| EXERCISE DESCRIPTION |
Reproduce all the lines below exactly and omit the images.

-=-=-

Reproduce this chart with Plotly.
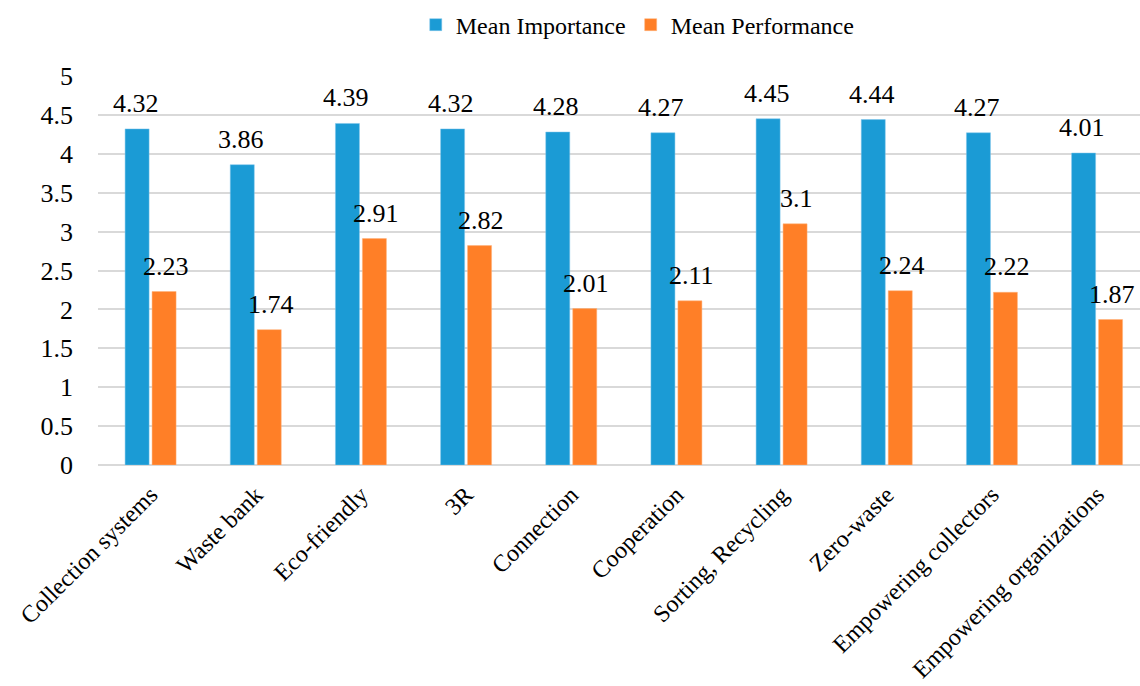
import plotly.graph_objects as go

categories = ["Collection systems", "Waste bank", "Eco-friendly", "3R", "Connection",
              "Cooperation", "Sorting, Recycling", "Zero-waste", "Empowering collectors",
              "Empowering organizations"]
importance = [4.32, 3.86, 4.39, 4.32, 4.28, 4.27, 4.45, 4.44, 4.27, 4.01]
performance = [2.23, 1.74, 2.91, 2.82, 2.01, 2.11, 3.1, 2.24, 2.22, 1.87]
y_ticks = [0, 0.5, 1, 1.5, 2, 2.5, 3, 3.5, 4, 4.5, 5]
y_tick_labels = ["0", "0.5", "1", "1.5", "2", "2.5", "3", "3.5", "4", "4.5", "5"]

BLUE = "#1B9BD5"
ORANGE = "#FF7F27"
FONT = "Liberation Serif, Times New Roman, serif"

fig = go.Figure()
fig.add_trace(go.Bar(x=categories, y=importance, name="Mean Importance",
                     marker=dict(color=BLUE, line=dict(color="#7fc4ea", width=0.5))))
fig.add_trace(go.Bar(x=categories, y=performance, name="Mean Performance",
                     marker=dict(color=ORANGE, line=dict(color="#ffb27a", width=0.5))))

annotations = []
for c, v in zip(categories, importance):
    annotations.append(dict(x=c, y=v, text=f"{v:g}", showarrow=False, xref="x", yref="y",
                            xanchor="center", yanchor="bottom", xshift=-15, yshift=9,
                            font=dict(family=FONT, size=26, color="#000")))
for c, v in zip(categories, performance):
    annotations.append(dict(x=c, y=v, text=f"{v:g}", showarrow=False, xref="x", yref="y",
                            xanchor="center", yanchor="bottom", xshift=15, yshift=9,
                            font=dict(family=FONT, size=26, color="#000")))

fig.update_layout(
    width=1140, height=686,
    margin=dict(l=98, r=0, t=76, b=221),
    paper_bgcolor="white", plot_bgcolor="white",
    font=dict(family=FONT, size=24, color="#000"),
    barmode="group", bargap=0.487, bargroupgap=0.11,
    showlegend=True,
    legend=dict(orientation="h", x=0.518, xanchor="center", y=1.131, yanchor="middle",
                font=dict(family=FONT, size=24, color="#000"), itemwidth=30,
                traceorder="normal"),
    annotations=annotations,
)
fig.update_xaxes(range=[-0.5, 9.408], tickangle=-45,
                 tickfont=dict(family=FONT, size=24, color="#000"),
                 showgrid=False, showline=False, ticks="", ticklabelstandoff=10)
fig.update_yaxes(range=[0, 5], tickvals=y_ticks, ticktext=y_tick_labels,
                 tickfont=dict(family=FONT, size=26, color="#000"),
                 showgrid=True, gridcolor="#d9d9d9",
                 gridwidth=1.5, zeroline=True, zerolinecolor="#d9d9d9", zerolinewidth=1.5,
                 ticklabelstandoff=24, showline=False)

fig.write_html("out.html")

-=-=-

| SOLUTION BELOW |
Reproduce this chart with Plotly.
import plotly.graph_objects as go

categories = ["Collection systems", "Waste bank", "Eco-friendly", "3R", "Connection",
              "Cooperation", "Sorting, Recycling", "Zero-waste", "Empowering collectors",
              "Empowering organizations"]
importance = [4.32, 3.86, 4.39, 4.32, 4.28, 4.27, 4.45, 4.44, 4.27, 4.01]
performance = [2.23, 1.74, 2.91, 2.82, 2.01, 2.11, 3.1, 2.24, 2.22, 1.87]
y_ticks = [0, 0.5, 1, 1.5, 2, 2.5, 3, 3.5, 4, 4.5, 5]
y_tick_labels = ["0", "0.5", "1", "1.5", "2", "2.5", "3", "3.5", "4", "4.5", "5"]

BLUE = "#1B9BD5"
ORANGE = "#FF7F27"
FONT = "Liberation Serif, Times New Roman, serif"

fig = go.Figure()
fig.add_trace(go.Bar(x=categories, y=importance, name="Mean Importance",
                     marker=dict(color=BLUE, line=dict(color="#7fc4ea", width=0.5))))
fig.add_trace(go.Bar(x=categories, y=performance, name="Mean Performance",
                     marker=dict(color=ORANGE, line=dict(color="#ffb27a", width=0.5))))

annotations = []
for c, v in zip(categories, importance):
    annotations.append(dict(x=c, y=v, text=f"{v:g}", showarrow=False, xref="x", yref="y",
                            xanchor="center", yanchor="bottom", xshift=-15, yshift=9,
                            font=dict(family=FONT, size=26, color="#000")))
for c, v in zip(categories, performance):
    annotations.append(dict(x=c, y=v, text=f"{v:g}", showarrow=False, xref="x", yref="y",
                            xanchor="center", yanchor="bottom", xshift=15, yshift=9,
                            font=dict(family=FONT, size=26, color="#000")))

fig.update_layout(
    width=1140, height=686,
    margin=dict(l=98, r=0, t=76, b=221),
    paper_bgcolor="white", plot_bgcolor="white",
    font=dict(family=FONT, size=24, color="#000"),
    barmode="group", bargap=0.487, bargroupgap=0.11,
    showlegend=True,
    legend=dict(orientation="h", x=0.518, xanchor="center", y=1.131, yanchor="middle",
                font=dict(family=FONT, size=24, color="#000"), itemwidth=30,
                traceorder="normal"),
    annotations=annotations,
)
fig.update_xaxes(range=[-0.5, 9.408], tickangle=-45,
                 tickfont=dict(family=FONT, size=24, color="#000"),
                 showgrid=False, showline=False, ticks="", ticklabelstandoff=10)
fig.update_yaxes(range=[0, 5], tickvals=y_ticks, ticktext=y_tick_labels,
                 tickfont=dict(family=FONT, size=26, color="#000"),
                 showgrid=True, gridcolor="#d9d9d9",
                 gridwidth=1.5, zeroline=True, zerolinecolor="#d9d9d9", zerolinewidth=1.5,
                 ticklabelstandoff=24, showline=False)

fig.write_html("out.html")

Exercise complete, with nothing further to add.